High-density board connectors risk thermal runaway when carrying high currents. Optimize heat dissipation with 2-oz copper and heavy thermal vias.

Thermal Dissipation Limits in High-Density Power Connectors

The ongoing push for hardware miniaturization means we are forcing more power into increasingly compact footprints. When your system layout requires running 5 to 10 amps of continuous DC power through a sub-millimeter, high-density multi-position header, you run headfirst into the strict physical laws of Joule heating (I²R). Because the internal pins of these compact connectors have minuscule cross-sectional areas, their bulk resistance—even when freshly mated—can generate significant localized heat.

If this heat cannot escape, a dangerous thermal runaway loop begins. As the temperature rises, the contact resistance of the metal pins increases, which in turn generates even more heat. Left unchecked, the temperature will quickly surpass the glass transition temperature (T_g) of the connector's plastic housing, causing the structural frame to warp, melt, or completely lose its mechanical retention force.

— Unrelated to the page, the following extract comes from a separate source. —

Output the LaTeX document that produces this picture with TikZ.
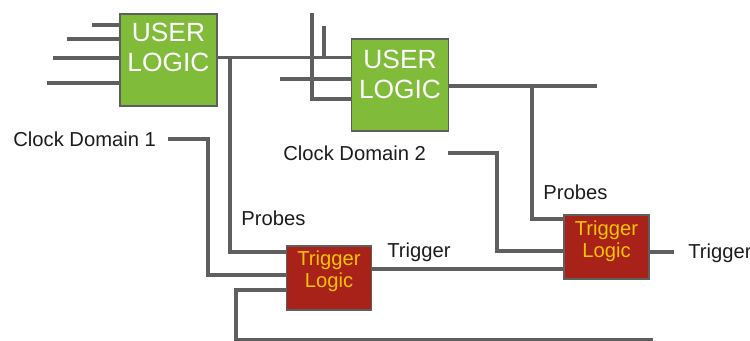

To design a reliable power path that keeps thermals stable, you cannot rely on the connector pins to dissipate heat into the air. The PCB itself must act as the primary heatsink. Avoid using narrow, thin traces on your power rails. Instead, connect the power and ground pins directly to wide, solid copper pours using thick, unbroken thermal ties. For current densities this high, utilize at least 2-oz (70 micrometers) copper on your external and inner power layers. Finally, drop an array of stitching vias directly adjacent to the connector pads to pull heat away from the surface and distribute it evenly across the internal ground planes of the board.